Aim of the task:
Which lines fall between the line holding "Write a Python" and the line holding "plt.rcParams['font.family'] = ['Roboto', 'DejaVu", inclusive? Retype them exactly, without the pictures, and add nothing else.

The input:
------------------------
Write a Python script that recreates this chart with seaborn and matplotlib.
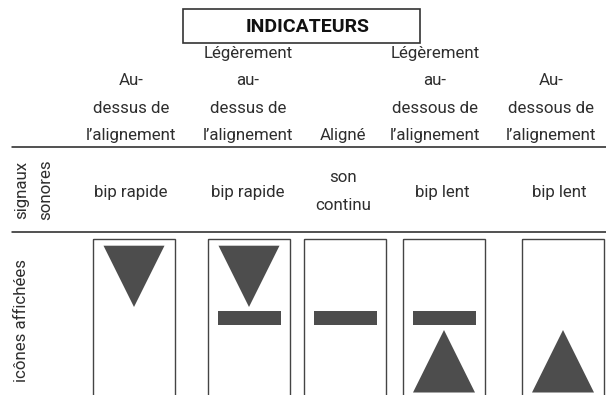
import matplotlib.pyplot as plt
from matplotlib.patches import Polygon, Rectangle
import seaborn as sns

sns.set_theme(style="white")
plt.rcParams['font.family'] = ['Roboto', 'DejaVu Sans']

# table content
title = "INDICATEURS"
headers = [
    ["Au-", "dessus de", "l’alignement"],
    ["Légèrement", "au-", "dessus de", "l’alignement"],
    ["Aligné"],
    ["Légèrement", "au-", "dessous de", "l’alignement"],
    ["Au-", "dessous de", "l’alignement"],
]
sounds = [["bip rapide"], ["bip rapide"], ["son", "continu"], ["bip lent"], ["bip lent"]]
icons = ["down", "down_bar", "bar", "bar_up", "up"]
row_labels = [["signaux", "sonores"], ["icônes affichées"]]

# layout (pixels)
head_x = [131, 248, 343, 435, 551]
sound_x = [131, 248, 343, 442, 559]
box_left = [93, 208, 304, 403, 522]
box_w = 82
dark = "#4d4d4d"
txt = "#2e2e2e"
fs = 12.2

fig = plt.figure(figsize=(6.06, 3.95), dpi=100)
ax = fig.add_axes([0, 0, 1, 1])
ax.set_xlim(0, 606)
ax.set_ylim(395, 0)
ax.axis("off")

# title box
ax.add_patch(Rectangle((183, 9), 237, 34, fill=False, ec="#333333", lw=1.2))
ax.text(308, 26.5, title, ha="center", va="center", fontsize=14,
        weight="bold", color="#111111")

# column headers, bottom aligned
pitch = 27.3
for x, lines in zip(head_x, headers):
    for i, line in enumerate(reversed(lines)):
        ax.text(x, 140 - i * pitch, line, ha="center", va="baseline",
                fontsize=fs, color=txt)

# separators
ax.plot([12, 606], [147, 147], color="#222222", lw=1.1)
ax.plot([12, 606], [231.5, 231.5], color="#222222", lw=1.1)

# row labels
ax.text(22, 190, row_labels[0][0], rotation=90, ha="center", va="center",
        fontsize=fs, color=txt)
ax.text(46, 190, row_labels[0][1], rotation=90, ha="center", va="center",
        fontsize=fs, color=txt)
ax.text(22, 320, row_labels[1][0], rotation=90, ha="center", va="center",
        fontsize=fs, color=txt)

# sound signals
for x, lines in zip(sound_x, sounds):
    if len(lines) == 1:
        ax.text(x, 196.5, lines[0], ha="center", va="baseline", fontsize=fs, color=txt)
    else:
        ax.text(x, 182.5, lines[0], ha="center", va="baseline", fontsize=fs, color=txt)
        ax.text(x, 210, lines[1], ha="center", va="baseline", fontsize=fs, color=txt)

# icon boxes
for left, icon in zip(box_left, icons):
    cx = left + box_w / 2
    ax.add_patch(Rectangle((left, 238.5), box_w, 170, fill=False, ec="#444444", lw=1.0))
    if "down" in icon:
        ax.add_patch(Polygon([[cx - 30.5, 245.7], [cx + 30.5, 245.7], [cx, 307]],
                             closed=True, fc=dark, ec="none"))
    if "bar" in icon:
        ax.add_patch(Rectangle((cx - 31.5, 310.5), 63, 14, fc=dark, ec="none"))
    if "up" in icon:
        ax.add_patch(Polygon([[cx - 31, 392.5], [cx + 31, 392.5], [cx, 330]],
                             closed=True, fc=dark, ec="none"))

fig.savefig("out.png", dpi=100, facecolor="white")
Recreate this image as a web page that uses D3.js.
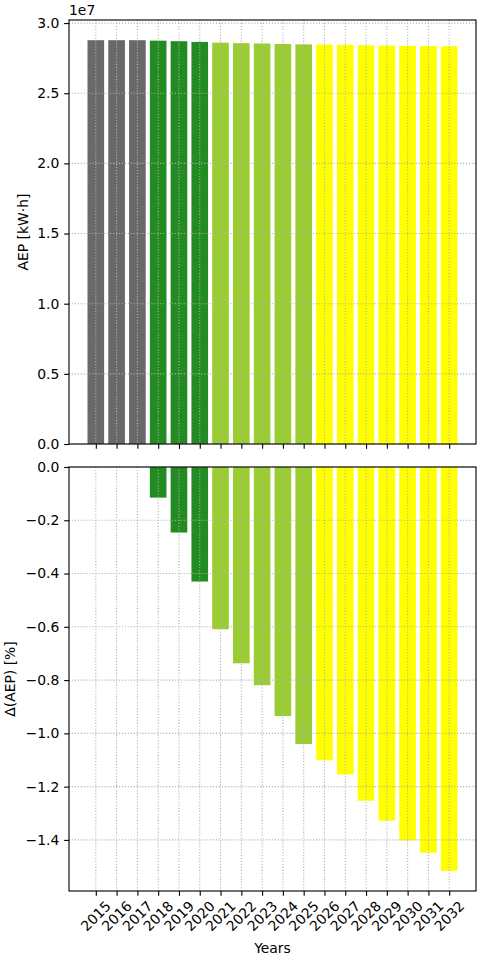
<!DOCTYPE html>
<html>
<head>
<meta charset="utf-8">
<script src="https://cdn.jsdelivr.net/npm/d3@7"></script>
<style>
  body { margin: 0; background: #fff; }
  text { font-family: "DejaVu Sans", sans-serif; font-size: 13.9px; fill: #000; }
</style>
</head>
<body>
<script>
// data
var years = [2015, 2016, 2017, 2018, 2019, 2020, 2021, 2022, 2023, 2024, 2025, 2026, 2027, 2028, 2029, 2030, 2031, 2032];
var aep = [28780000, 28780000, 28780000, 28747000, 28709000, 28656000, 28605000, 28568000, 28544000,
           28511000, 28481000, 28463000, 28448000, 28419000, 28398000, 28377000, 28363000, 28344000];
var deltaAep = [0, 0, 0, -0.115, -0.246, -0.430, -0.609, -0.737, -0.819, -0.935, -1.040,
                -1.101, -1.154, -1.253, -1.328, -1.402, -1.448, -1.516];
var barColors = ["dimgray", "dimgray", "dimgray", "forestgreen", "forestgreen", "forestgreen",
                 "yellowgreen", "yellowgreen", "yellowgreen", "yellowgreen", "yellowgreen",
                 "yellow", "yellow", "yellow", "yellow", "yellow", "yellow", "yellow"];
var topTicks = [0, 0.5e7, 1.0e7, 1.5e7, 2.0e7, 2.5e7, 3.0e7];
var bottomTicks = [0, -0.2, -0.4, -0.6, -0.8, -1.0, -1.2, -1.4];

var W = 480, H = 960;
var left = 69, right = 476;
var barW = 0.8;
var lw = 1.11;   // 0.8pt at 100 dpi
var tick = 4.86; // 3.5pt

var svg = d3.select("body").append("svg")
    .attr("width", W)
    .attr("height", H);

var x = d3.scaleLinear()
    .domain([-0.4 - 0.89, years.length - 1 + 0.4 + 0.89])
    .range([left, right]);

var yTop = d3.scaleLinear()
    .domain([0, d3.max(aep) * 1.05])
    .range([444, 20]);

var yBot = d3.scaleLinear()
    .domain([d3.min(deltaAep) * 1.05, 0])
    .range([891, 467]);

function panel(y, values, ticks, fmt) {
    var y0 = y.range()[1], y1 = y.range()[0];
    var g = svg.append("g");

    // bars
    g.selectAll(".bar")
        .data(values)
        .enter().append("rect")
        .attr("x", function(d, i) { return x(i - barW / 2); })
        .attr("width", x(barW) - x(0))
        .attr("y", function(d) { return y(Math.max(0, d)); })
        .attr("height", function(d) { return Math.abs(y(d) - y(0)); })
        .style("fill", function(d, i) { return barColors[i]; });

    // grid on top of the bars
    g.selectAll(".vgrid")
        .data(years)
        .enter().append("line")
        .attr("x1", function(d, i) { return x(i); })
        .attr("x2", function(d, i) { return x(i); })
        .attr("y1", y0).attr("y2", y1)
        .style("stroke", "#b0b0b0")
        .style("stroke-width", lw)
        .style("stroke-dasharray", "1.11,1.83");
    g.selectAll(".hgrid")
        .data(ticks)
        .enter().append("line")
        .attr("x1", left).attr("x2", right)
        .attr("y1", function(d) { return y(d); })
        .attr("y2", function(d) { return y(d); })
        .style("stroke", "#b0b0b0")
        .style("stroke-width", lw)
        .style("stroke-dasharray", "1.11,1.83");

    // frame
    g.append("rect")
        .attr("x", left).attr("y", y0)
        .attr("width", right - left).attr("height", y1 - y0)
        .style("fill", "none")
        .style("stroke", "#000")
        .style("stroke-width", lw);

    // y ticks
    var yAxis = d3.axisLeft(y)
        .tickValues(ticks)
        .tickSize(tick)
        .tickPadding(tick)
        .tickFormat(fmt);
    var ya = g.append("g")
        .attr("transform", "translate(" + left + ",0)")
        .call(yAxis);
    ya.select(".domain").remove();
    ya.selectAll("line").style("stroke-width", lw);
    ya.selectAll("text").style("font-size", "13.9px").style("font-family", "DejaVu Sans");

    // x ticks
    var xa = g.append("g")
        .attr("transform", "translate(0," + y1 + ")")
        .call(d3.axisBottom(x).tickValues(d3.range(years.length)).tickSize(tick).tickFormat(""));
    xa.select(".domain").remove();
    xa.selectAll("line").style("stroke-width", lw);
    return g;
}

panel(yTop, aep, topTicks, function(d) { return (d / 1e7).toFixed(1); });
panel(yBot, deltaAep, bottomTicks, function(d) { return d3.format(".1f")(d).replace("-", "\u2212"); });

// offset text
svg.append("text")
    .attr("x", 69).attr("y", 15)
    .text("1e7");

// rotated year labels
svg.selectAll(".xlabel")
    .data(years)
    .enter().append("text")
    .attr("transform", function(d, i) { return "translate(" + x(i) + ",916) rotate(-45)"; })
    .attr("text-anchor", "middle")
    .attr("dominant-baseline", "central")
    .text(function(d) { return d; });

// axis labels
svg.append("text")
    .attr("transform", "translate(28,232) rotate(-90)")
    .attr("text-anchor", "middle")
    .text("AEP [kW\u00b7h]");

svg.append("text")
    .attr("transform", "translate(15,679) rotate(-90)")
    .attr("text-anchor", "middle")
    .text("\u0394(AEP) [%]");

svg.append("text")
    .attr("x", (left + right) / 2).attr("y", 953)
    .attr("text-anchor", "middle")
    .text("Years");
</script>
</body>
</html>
------------------------
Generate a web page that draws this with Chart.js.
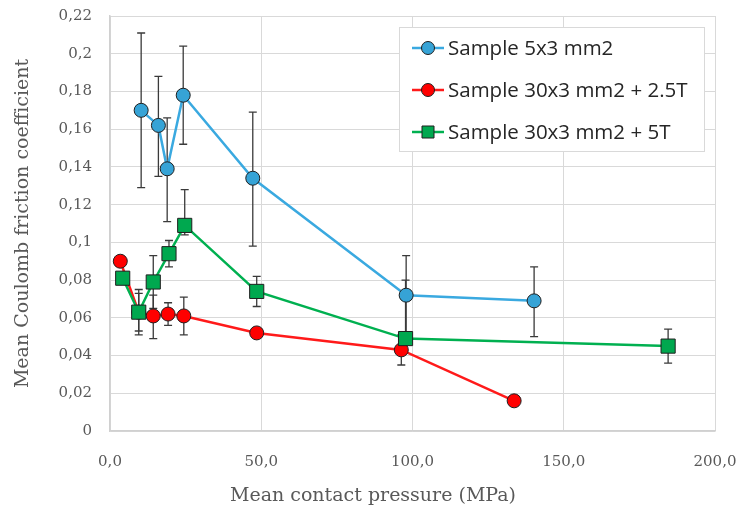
------------------------
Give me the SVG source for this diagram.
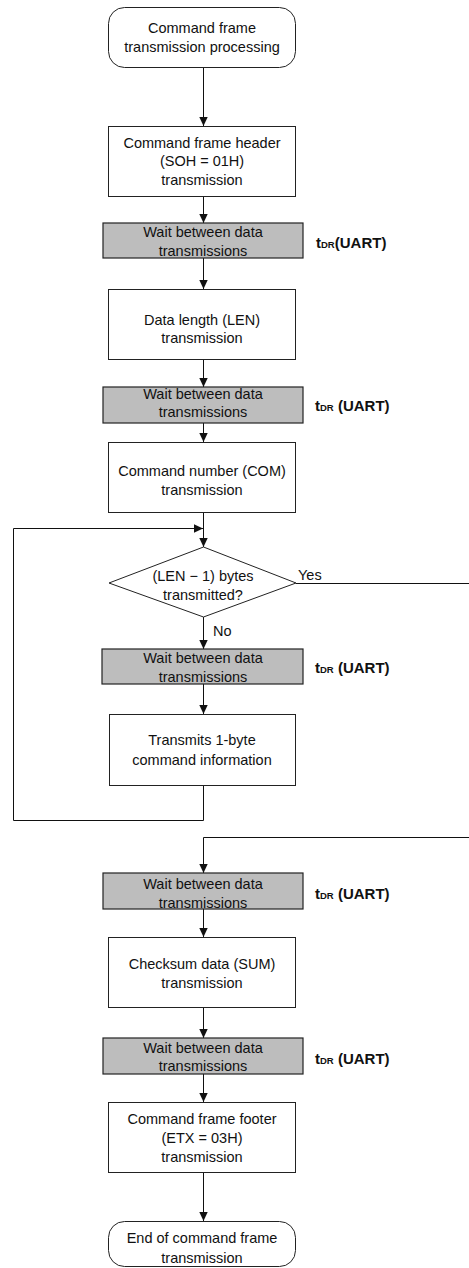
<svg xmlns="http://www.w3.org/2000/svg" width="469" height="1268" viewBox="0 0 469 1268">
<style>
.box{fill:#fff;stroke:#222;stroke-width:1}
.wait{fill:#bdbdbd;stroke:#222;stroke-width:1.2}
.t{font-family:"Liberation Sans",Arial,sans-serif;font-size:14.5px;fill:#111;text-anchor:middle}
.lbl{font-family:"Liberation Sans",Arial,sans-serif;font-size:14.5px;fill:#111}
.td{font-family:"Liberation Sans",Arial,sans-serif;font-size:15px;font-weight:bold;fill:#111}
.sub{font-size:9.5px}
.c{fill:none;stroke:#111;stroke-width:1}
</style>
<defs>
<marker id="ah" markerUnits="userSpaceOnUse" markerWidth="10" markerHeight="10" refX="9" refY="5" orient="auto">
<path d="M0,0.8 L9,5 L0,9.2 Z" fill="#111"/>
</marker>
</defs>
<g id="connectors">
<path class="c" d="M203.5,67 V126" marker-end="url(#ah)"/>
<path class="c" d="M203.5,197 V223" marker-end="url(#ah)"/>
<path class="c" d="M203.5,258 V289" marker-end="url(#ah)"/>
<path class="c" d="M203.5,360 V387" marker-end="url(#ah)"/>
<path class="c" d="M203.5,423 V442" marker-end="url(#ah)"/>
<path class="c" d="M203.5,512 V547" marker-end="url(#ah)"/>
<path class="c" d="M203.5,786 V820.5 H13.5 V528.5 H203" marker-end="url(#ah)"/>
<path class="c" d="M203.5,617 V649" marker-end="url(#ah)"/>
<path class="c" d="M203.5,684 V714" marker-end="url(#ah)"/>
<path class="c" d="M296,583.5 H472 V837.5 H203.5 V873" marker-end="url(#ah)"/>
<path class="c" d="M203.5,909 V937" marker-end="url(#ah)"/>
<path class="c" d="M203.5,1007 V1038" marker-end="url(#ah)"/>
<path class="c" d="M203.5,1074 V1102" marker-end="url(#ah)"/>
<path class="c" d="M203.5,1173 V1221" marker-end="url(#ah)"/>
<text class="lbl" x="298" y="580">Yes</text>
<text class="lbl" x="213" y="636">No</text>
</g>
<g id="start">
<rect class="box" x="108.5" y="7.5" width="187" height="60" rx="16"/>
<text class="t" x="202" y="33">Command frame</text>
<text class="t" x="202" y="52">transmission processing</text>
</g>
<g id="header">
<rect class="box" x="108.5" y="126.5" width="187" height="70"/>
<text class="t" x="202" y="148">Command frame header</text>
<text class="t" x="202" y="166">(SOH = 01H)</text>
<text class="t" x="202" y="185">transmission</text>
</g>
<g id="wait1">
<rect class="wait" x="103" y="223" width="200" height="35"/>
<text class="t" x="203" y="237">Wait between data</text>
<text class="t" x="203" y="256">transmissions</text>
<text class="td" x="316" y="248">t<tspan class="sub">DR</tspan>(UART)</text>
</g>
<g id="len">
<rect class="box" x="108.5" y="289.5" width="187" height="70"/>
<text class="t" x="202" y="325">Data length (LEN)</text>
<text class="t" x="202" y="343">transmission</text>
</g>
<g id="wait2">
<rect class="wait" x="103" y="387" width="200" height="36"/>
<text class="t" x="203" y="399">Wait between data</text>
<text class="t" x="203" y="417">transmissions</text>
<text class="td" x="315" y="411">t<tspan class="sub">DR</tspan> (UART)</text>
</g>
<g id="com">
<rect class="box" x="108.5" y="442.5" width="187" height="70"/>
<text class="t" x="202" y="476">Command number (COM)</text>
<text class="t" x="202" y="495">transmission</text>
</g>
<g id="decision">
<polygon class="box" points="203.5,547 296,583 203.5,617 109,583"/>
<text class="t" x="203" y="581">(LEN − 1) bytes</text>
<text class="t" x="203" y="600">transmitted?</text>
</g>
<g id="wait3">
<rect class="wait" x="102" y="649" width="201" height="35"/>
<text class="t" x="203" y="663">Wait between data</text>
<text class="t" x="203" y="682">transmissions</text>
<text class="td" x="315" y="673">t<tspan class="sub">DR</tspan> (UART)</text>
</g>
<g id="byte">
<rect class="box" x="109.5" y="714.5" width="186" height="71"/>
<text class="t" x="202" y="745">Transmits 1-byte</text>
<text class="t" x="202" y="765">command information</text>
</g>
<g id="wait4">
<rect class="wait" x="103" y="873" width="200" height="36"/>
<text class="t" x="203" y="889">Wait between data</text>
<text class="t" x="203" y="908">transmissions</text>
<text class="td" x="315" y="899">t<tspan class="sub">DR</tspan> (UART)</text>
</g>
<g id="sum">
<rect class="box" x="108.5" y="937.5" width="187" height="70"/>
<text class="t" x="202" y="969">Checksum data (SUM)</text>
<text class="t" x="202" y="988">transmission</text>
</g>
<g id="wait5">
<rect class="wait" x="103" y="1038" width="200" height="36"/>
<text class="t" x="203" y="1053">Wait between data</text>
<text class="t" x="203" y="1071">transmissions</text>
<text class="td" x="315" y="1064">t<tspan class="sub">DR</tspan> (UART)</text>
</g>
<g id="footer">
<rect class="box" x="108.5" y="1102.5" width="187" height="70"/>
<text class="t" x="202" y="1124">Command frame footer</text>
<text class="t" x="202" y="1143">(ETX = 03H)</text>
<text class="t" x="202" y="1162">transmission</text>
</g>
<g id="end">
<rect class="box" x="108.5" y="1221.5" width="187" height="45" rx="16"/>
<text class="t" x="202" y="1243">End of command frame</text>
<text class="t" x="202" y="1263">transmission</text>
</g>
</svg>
------------------------
Solution to the problem:
Write a Python script that recreates this chart with seaborn and matplotlib.
import matplotlib.pyplot as plt
from matplotlib.patches import Polygon, Rectangle
import seaborn as sns

sns.set_theme(style="white")
plt.rcParams['font.family'] = ['Roboto', 'DejaVu Sans']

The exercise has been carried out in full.